GENERAL VERRILLI: I take ­­ I take the point, Mr. Chief Justice, but I think the key is that they are all directed to answering the question of whether the innovation that is claimed and is an innovation in either, A, the improvement of a computer’s functioning or, B, the use of computer technology to improve the functioning of another technological process, and a case like Diehr would be in the latter category. And so I do think that that’s the key benchmark. That’s the baseline. That’s the test that we do think can be applied clearly and consistently by the courts or the PTO. And it avoids the risk of things like frequent flier programs or the Oakland A’s money ball methods for evaluating the contributions in individual baseball players make or any one of a host of other things that our intuitions tell us just don’t belong in the patent system. That’s the ­­ drawing that line keeps them out; not drawing that line lets them in. And with all due respect, I don’t think that the novelty and nonobviousness filters that 102 and 103 really deal with that problem effectively, because when you get to nonobviousness in 103, for example, you’ll be asking a different question. If you take the frequent flier program, you would say, well, is this innovation in building consumer loyalty something that would have been obvious to somebody who runs an airline? It’s totally divorced from the question of technology at that point and, therefore, I don’t think you’re going to get the screen that you need to get in order for the patent system to be confined to its traditional and appropriate scope. If there are no further questions, thank you.

JUSTICE GINSBURG: I have a question about how do you identify an abstract concept. The ­­ a natural phenomenon, a mathematical formula, those are easy to identify, but there has been some confusion on what qualifies as an abstract concept.

GENERAL VERRILLI: We would define abstract ­­ an abstract concept as a claim that is not directed to a concrete innovation in technology, science, or the industrial arts. So it’s the ­­ it’s abstract in the sense that it is not a concrete innovation in the traditional realm of patent law. Thank you.

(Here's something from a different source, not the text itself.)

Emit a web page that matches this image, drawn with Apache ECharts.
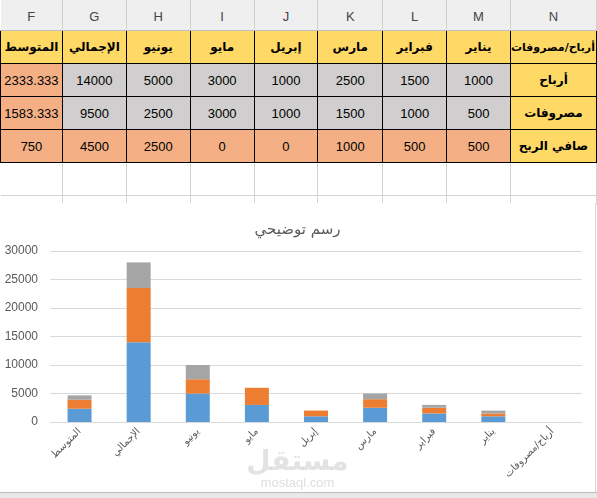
<!DOCTYPE html>
<html>
<head>
<meta charset="utf-8">
<script src="https://cdn.jsdelivr.net/npm/echarts@6/dist/echarts.min.js"></script>
<style>
  html, body { margin: 0; padding: 0; background: #fff; width: 597px; height: 498px; overflow: hidden; }
  body { position: relative; font-family: "Liberation Sans", "DejaVu Sans", sans-serif; }
  #sheet { position: absolute; left: 0; top: 0; border-collapse: collapse; table-layout: fixed; }
  #sheet td { padding: 0; text-align: center; overflow: hidden; white-space: nowrap; font-size: 13px; color: #000; }
  #sheet tr.letters td { height: 27px; background: #efefef; color: #444; font-size: 13px; border-right: 1px solid #cfcfcf; border-bottom: 1px solid #bdbdbd; padding-top: 3px; }
  #sheet tr.data td { height: 32px; border: 1px solid #000; }
  #sheet tr.blank td { height: 32px; border-right: 1px solid #d4d4d4; border-bottom: 1px solid #d4d4d4; }
  #sheet tr.blank2 td { height: 9px; border-right: 1px solid #d4d4d4; }
  #sheet td.ar { font-weight: bold; font-family: "DejaVu Sans", sans-serif; font-size: 12px; }
  #sheet td.narrow { font-size: 11px; letter-spacing: -0.2px; text-align: left; }
  #chart { position: absolute; left: 0; top: 203px; width: 595px; height: 289px; border-right: 1px solid #d9d9d9; background: #fff; }
  #statusbar { position: absolute; left: 0; top: 492px; width: 597px; height: 6px; background: #e8e8e8; border-top: 1px solid #bdbdbd; }
</style>
</head>
<body>
<table id="sheet"></table>
<div id="chart"></div>
<div id="statusbar"></div>
<script>
// spreadsheet columns, shown left to right as in the sheet
const colLetters = ['F', 'G', 'H', 'I', 'J', 'K', 'L', 'M', 'N'];
const colWidths = [62, 64, 64, 64, 64, 65, 64, 64, 86];
const categories = ['المتوسط', 'الإجمالي', 'يونيو', 'مايو', 'إبريل', 'مارس', 'فبراير', 'يناير', 'أرباح/مصروفات'];
const rowLabels = ['أرباح', 'مصروفات', 'صافي الربح'];
const profits = [2333.333, 14000, 5000, 3000, 1000, 2500, 1500, 1000];
const expenses = [1583.333, 9500, 2500, 3000, 1000, 1500, 1000, 500];
const netProfit = [750, 4500, 2500, 0, 0, 1000, 500, 500];
const yTicks = [0, 5000, 10000, 15000, 20000, 25000, 30000];

const YELLOW = '#ffd966';
const GREY = '#d0cece';
const ORANGE = '#f4b084';

// build the sheet
const table = document.getElementById('sheet');
let html = '<colgroup>' + colWidths.map((w) => '<col style="width:' + w + 'px">').join('') + '</colgroup>';
html += '<tr class="letters">' + colLetters.map((l) => '<td>' + l + '</td>').join('') + '</tr>';
html += '<tr class="data">' + categories.map((c, i) =>
  '<td class="ar' + (i === categories.length - 1 ? ' narrow' : '') + '" style="background:' + YELLOW + '">' + c + '</td>').join('') + '</tr>';
[profits, expenses, netProfit].forEach((vals, r) => {
  html += '<tr class="data">';
  vals.forEach((v, i) => {
    let bg = GREY;
    if (i === 0 || r === 2) bg = ORANGE;
    html += '<td style="background:' + bg + '">' + v + '</td>';
  });
  html += '<td class="ar" style="background:' + YELLOW + '">' + rowLabels[r] + '</td></tr>';
});
html += '<tr class="blank">' + colLetters.map(() => '<td></td>').join('') + '</tr>';
html += '<tr class="blank2">' + colLetters.map(() => '<td></td>').join('') + '</tr>';
table.innerHTML = html;

// chart
const chart = echarts.init(document.getElementById('chart'));
const pad = (arr) => arr.concat([null]);

chart.setOption({
  animation: false,
  backgroundColor: '#fff',
  title: {
    text: 'رسم توضيحي',
    left: 'center',
    top: 15,
    textStyle: { color: '#595959', fontSize: 15, fontWeight: 'normal', fontFamily: 'DejaVu Sans' },
  },
  grid: { left: 50, right: 13, top: 48, bottom: 70 },
  xAxis: {
    type: 'category',
    data: categories,
    axisLine: { lineStyle: { color: '#d9d9d9' } },
    axisTick: { show: false },
    axisLabel: { rotate: 45, color: '#595959', fontSize: 10, fontFamily: 'DejaVu Sans', margin: 8, interval: 0 },
  },
  yAxis: {
    type: 'value',
    min: yTicks[0],
    max: yTicks[yTicks.length - 1],
    interval: 5000,
    axisLine: { show: false },
    axisTick: { show: false },
    axisLabel: { color: '#595959', fontSize: 12, fontFamily: 'Liberation Sans', margin: 12, formatter: (v) => String(v) },
    splitLine: { lineStyle: { color: '#d9d9d9' } },
  },
  series: [
    { name: rowLabels[0], type: 'bar', stack: 'all', data: pad(profits), barWidth: 24, itemStyle: { color: '#5b9bd5' } },
    { name: rowLabels[1], type: 'bar', stack: 'all', data: pad(expenses), barWidth: 24, itemStyle: { color: '#ed7d31' } },
    { name: rowLabels[2], type: 'bar', stack: 'all', data: pad(netProfit), barWidth: 24, itemStyle: { color: '#a5a5a5' } },
  ],
  graphic: [
    {
      type: 'text', left: 'center', top: 246, z: 100,
      style: { text: 'مستقل', fill: 'rgba(200,200,200,0.5)', font: 'bold 28px "DejaVu Sans"' },
    },
    {
      type: 'text', left: 'center', top: 274, z: 100,
      style: { text: 'mostaql.com', fill: 'rgba(200,200,200,0.6)', font: '13px "Liberation Sans"' },
    },
  ],
});
</script>
</body>
</html>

CHIEF JUSTICE ROBERTS: Thank you, General. Mr. Phillips, you have four minutes remaining. REBUTTAL ARGUMENT OF CARTER G. PHILLIPS ON BEHALF OF THE PETITIONERS

MR. PHILLIPS: Thank you, Mr. Chief Justice. I’d just like to make a few points. First of all, with respect to the question you asked, which is looking at 159, et cetera, all I can tell you is that if you look at claim 33, it talks about matched orders, the matched orders that are described in 286 and 287, and then makes specific reference to 159, and that flow chart that’s there. And it’s all designed as a package. It’s only one element of the ­­ of the invention, but it is a central element, and it’s an easy one to understand. And it goes well beyond simply the notion of hedge ­­ hedge against settlement risk and do it by a computer.

JUSTICE SOTOMAYOR: Your adversary says that his ­­ the appendix to his brief are the only patents at issue, that the flow charts are not at issue in this case.

MR. PHILLIPS: There’s no basis for that statement, Your Honor. There ­­ remember, this went off on a very truncated litigation process. So there’s ­­ you know, we ­­ we got cut off at the beginning of it. There’s been no construction of the ­­ of the claims and ­­ and obviously, these are specifications that go to how you interpret the claim.

JUSTICE SOTOMAYOR: If we were to say that there are no business patents ­­

MR. PHILLIPS: Yes.

JUSTICE SOTOMAYOR: ­­ would your patent survive at all?

MR. PHILLIPS: No, I don’t ­­ I don’t believe so. I think there’s no question. And, you know, General Verrilli could not have been any plainer in his statement of how he wants to interpret the abstract idea concept.

JUSTICE SOTOMAYOR: Yes, he wants to say no business patents.

MR. PHILLIPS: No business ­­ just another way of saying no business methods. And, you know, the Court rejected that. And it seems to me extraordinary to say Congress didn’t reject no business methods in 101, but we’re going to do ­­ we’re going to manipulate the judicial exception to accomplish precisely that same thing. It seems to me that’s wholly inappropriate. Justice Ginsburg, you asked my ­­ my friend here, you know, what’s his test? He didn’t answer that question, you’ll notice, because he doesn’t have an answer. His basic argument is, whatever you do, just kill this patent. And if I were in his shoes, I suppose I’d take that same position. I think what’s absolutely clear is that the test ought to be one that is structured as a very coarse filter, not the kind of filter that he’s pushing for where it changes over time. I mean, I thought his ­­ I thought his response to one of the questions about e­mail and word processing that Justice Sotomayor asked is over time it would change. Well, that’s exactly what 102 and 103 are for. That is not the purpose of ­­ of Section 101. And then he uses the example of encryption. I guarantee you if we were arguing about encryption in this case, he would say to me that that’s an abstract principle because encryption is a concept that’s been around since time immemorial. George Washington used it. Everybody has used encryption. And a question again, that’s not the solution to these problems. The question is, how did we go about doing it. And we go beyond the basics of simply saying use a computer, and that’s what we ask this Court to focus on and to evaluate. As to the frequent flier program, it’s pretty clear to me that even though it was a novel idea in some sense, the concept itself would have been viewed in ­­ in the KSR fashion as quite obvious as a means of improving customer loyalty. There are solutions here. Giving us 101 pass doesn’t create a monopoly. It just gets us to the 102 and 103 inquiries that are at the heart of what the patent laws ­­ and 112 that are at the heart of what the patent laws ought to be dealing with. If there are no further questions, Your Honor, thank you.

CHIEF JUSTICE ROBERTS: Thank you, counsel.